Task to carry out:
Starting at the first line of the listing below, repeat each line exactly until the line containing "fig = go.Figure()", which you include. Leave out pictures.

Saved data entries:

★ ★ ★ ★ ★ ★ ★

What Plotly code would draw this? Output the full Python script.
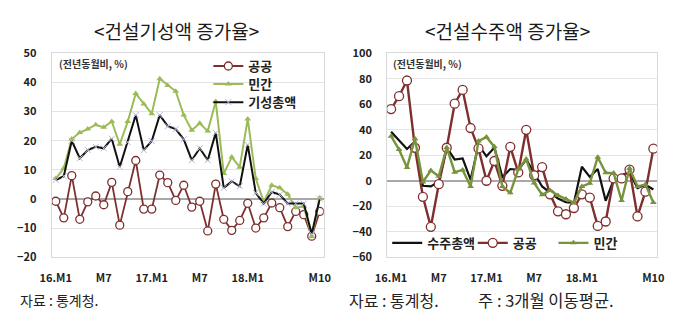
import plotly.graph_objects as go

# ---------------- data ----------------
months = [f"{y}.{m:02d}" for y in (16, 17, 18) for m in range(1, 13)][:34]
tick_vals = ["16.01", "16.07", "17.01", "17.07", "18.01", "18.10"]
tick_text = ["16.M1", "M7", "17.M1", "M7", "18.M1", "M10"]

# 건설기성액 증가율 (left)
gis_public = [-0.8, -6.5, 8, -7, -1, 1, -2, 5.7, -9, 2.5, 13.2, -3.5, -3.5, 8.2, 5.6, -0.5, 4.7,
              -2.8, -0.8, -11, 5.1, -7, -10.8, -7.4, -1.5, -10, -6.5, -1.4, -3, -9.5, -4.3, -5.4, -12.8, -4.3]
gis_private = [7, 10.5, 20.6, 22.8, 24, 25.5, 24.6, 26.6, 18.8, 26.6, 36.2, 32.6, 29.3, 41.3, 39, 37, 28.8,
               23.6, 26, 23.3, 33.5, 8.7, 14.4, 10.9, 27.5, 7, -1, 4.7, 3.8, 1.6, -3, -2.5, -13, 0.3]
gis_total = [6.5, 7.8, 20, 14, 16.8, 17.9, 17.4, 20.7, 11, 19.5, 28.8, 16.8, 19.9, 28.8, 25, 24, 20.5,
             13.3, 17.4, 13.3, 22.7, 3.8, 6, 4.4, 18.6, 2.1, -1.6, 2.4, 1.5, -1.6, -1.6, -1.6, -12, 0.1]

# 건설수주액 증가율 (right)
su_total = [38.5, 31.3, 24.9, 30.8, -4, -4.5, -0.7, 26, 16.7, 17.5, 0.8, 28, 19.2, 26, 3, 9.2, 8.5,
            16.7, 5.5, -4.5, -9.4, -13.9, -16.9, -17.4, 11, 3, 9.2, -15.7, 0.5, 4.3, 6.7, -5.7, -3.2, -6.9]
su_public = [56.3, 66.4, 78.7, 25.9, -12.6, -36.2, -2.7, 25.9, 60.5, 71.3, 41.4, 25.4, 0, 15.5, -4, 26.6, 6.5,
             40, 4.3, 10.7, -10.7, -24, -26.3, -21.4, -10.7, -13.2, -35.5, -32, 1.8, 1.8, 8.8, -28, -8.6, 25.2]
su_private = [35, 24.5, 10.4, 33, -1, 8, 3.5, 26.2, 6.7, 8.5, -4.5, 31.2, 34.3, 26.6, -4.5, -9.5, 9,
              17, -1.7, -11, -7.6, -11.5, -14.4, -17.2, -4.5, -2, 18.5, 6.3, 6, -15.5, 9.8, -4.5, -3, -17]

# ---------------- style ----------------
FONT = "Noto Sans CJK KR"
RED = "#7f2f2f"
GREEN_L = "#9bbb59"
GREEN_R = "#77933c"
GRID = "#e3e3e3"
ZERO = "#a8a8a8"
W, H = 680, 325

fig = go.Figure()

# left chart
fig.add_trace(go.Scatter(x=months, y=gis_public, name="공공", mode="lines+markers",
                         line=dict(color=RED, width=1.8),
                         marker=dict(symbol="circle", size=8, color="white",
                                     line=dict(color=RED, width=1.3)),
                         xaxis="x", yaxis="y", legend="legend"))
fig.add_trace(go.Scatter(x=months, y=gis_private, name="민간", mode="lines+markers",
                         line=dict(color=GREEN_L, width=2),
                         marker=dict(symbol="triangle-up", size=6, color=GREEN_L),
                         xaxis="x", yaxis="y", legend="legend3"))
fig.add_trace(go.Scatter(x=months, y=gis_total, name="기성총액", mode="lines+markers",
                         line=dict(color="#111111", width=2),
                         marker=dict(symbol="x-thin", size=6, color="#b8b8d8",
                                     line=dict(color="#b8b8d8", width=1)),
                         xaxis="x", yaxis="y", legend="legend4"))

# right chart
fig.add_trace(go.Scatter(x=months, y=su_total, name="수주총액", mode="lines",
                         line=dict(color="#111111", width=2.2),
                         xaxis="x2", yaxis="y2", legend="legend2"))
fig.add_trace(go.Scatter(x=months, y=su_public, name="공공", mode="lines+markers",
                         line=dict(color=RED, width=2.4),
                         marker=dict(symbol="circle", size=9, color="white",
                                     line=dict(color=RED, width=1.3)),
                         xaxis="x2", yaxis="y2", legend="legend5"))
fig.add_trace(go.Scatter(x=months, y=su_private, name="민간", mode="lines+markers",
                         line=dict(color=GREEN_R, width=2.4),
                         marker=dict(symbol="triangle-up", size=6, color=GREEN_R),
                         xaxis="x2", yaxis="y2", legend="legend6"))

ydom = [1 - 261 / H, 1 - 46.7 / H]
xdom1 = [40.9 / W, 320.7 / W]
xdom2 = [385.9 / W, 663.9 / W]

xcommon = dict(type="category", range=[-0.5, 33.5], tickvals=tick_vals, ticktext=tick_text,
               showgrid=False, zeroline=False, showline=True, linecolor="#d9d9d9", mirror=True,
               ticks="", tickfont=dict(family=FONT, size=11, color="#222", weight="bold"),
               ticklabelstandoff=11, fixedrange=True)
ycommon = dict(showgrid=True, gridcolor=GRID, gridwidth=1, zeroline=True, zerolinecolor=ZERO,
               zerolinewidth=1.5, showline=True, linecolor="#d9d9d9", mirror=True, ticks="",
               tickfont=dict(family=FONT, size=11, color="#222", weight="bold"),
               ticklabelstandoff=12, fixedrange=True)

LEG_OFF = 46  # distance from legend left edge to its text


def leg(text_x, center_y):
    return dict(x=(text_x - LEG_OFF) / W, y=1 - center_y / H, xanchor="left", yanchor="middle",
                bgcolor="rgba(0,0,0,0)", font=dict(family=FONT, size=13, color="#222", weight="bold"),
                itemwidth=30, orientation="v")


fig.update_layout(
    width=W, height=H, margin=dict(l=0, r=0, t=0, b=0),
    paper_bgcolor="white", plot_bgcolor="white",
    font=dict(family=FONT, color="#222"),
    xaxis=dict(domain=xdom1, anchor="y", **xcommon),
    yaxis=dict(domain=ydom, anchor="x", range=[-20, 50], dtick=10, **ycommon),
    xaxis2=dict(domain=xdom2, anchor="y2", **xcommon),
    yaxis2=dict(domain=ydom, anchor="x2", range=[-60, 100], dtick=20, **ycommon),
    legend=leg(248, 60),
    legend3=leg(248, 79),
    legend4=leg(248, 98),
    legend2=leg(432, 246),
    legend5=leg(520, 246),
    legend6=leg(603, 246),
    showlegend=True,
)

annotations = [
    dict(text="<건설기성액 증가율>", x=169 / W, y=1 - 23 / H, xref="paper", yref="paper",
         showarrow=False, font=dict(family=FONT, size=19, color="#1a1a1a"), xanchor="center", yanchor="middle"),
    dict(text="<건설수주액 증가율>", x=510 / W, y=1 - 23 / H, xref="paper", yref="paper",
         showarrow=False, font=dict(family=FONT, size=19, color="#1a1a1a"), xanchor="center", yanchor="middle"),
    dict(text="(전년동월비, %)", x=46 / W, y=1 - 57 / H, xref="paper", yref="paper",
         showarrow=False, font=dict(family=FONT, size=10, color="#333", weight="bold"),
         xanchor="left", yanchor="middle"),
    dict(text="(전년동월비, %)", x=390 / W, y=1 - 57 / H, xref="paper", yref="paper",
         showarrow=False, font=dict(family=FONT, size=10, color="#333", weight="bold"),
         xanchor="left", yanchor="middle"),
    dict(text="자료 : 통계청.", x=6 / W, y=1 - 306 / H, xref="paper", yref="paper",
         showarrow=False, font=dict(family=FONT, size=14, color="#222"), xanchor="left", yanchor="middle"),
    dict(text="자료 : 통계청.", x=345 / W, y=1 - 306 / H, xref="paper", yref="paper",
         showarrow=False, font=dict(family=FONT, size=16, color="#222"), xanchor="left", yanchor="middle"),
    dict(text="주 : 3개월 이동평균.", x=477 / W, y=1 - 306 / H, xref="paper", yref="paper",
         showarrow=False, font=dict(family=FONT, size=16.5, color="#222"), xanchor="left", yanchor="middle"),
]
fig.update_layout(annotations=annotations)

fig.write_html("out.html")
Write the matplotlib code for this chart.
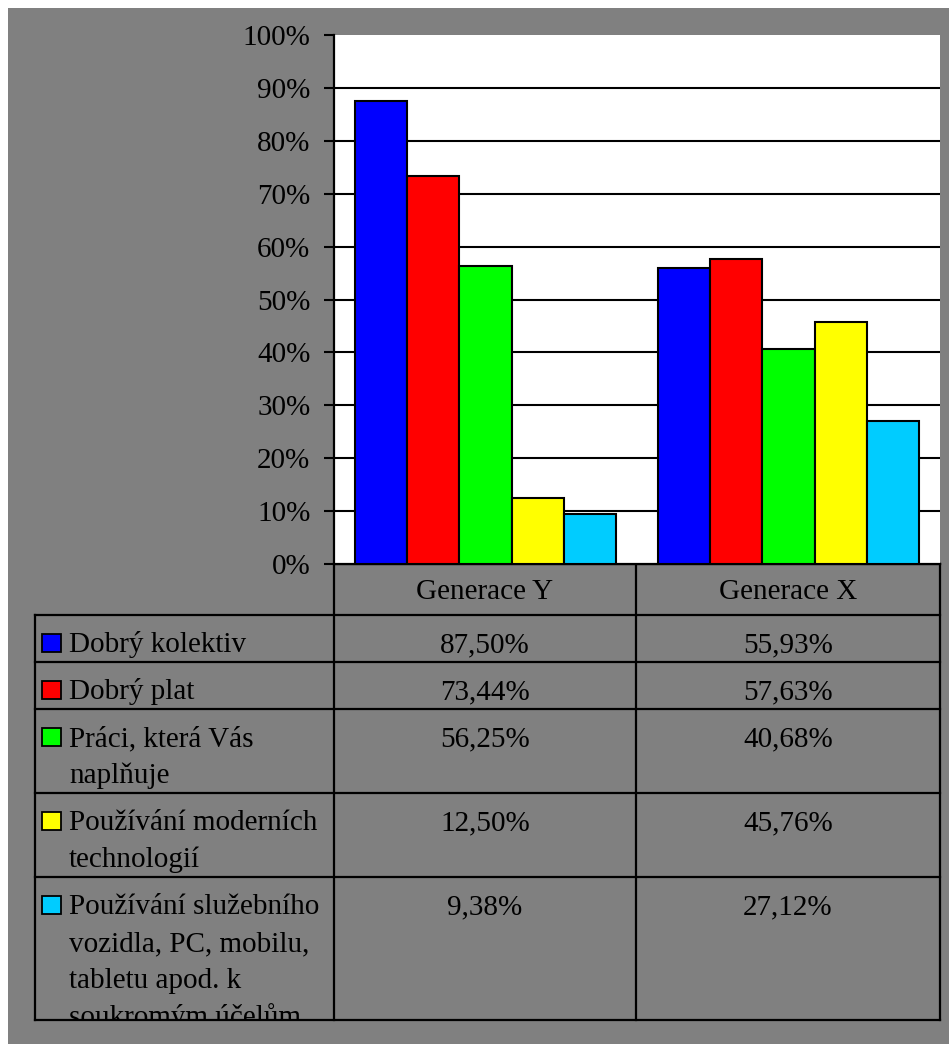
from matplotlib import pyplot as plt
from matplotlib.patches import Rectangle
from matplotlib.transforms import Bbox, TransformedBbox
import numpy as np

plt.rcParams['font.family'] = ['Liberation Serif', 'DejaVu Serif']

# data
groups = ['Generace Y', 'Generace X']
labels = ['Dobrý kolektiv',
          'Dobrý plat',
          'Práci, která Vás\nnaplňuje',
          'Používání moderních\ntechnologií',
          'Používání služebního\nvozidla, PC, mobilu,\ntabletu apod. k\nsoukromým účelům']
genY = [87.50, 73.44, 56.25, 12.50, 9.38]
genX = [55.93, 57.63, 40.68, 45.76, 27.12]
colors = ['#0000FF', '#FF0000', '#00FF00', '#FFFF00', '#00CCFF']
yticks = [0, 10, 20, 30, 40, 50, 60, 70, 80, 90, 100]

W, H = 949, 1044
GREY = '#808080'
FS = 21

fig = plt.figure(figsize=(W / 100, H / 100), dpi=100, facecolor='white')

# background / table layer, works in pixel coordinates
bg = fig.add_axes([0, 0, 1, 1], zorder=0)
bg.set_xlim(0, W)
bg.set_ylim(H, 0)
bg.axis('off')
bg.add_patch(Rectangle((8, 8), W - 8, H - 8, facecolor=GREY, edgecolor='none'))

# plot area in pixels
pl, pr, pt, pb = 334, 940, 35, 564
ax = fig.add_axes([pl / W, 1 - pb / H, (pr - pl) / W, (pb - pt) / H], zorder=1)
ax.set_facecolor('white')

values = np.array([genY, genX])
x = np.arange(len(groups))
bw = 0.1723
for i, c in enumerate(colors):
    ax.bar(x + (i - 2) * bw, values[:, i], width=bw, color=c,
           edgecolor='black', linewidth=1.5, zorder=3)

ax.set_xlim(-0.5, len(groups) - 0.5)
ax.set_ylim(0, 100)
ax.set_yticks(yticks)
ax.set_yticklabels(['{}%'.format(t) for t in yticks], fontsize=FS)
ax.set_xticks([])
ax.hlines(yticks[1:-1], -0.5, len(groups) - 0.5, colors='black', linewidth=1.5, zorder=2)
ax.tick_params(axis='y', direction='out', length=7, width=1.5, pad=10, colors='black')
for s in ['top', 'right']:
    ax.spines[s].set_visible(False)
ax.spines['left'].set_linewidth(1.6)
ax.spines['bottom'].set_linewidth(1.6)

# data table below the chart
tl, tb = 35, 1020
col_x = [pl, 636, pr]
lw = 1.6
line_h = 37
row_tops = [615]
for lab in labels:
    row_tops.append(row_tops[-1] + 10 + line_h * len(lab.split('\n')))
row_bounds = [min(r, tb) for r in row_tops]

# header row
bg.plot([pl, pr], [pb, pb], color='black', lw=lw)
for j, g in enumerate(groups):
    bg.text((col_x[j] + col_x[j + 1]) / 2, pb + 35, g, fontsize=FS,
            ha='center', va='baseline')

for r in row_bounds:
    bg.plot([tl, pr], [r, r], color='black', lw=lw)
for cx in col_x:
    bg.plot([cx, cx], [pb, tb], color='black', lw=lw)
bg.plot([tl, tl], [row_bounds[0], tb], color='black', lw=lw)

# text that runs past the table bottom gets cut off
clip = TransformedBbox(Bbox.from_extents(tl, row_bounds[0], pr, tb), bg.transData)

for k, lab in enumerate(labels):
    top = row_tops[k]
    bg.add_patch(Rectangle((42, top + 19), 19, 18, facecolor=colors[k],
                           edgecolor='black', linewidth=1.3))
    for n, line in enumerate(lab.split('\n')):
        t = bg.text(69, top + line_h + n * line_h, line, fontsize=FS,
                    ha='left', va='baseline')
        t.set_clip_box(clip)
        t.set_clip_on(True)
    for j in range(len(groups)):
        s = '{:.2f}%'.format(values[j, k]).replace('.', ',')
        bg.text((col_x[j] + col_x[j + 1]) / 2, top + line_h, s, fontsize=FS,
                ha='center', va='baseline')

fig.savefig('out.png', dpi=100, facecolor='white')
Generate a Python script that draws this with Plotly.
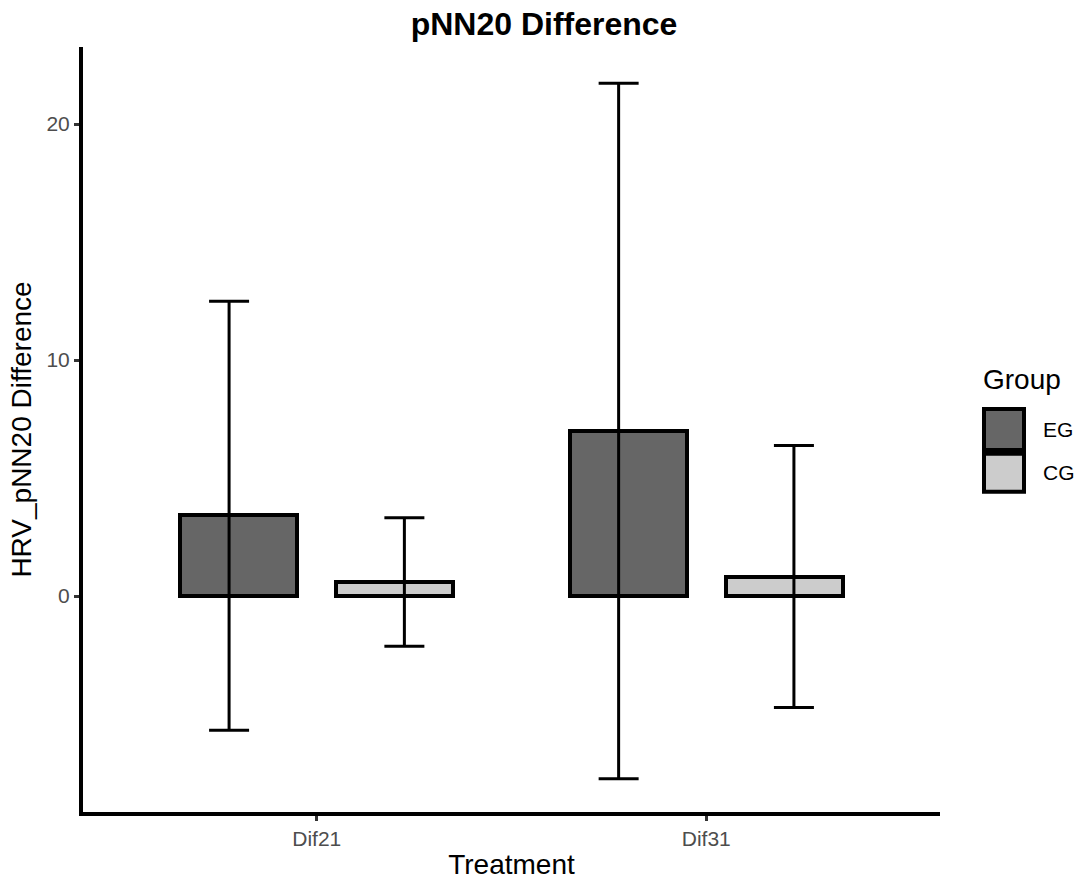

★ ★ ★ ★ ★ ★ ★

Task result:
What Plotly code would draw this? Output the full Python script.
import plotly.graph_objects as go

# ---------------- data ----------------
months = [f"{y}.{m:02d}" for y in (16, 17, 18) for m in range(1, 13)][:34]
tick_vals = ["16.01", "16.07", "17.01", "17.07", "18.01", "18.10"]
tick_text = ["16.M1", "M7", "17.M1", "M7", "18.M1", "M10"]

# 건설기성액 증가율 (left)
gis_public = [-0.8, -6.5, 8, -7, -1, 1, -2, 5.7, -9, 2.5, 13.2, -3.5, -3.5, 8.2, 5.6, -0.5, 4.7,
              -2.8, -0.8, -11, 5.1, -7, -10.8, -7.4, -1.5, -10, -6.5, -1.4, -3, -9.5, -4.3, -5.4, -12.8, -4.3]
gis_private = [7, 10.5, 20.6, 22.8, 24, 25.5, 24.6, 26.6, 18.8, 26.6, 36.2, 32.6, 29.3, 41.3, 39, 37, 28.8,
               23.6, 26, 23.3, 33.5, 8.7, 14.4, 10.9, 27.5, 7, -1, 4.7, 3.8, 1.6, -3, -2.5, -13, 0.3]
gis_total = [6.5, 7.8, 20, 14, 16.8, 17.9, 17.4, 20.7, 11, 19.5, 28.8, 16.8, 19.9, 28.8, 25, 24, 20.5,
             13.3, 17.4, 13.3, 22.7, 3.8, 6, 4.4, 18.6, 2.1, -1.6, 2.4, 1.5, -1.6, -1.6, -1.6, -12, 0.1]

# 건설수주액 증가율 (right)
su_total = [38.5, 31.3, 24.9, 30.8, -4, -4.5, -0.7, 26, 16.7, 17.5, 0.8, 28, 19.2, 26, 3, 9.2, 8.5,
            16.7, 5.5, -4.5, -9.4, -13.9, -16.9, -17.4, 11, 3, 9.2, -15.7, 0.5, 4.3, 6.7, -5.7, -3.2, -6.9]
su_public = [56.3, 66.4, 78.7, 25.9, -12.6, -36.2, -2.7, 25.9, 60.5, 71.3, 41.4, 25.4, 0, 15.5, -4, 26.6, 6.5,
             40, 4.3, 10.7, -10.7, -24, -26.3, -21.4, -10.7, -13.2, -35.5, -32, 1.8, 1.8, 8.8, -28, -8.6, 25.2]
su_private = [35, 24.5, 10.4, 33, -1, 8, 3.5, 26.2, 6.7, 8.5, -4.5, 31.2, 34.3, 26.6, -4.5, -9.5, 9,
              17, -1.7, -11, -7.6, -11.5, -14.4, -17.2, -4.5, -2, 18.5, 6.3, 6, -15.5, 9.8, -4.5, -3, -17]

# ---------------- style ----------------
FONT = "Noto Sans CJK KR"
RED = "#7f2f2f"
GREEN_L = "#9bbb59"
GREEN_R = "#77933c"
GRID = "#e3e3e3"
ZERO = "#a8a8a8"
W, H = 680, 325

fig = go.Figure()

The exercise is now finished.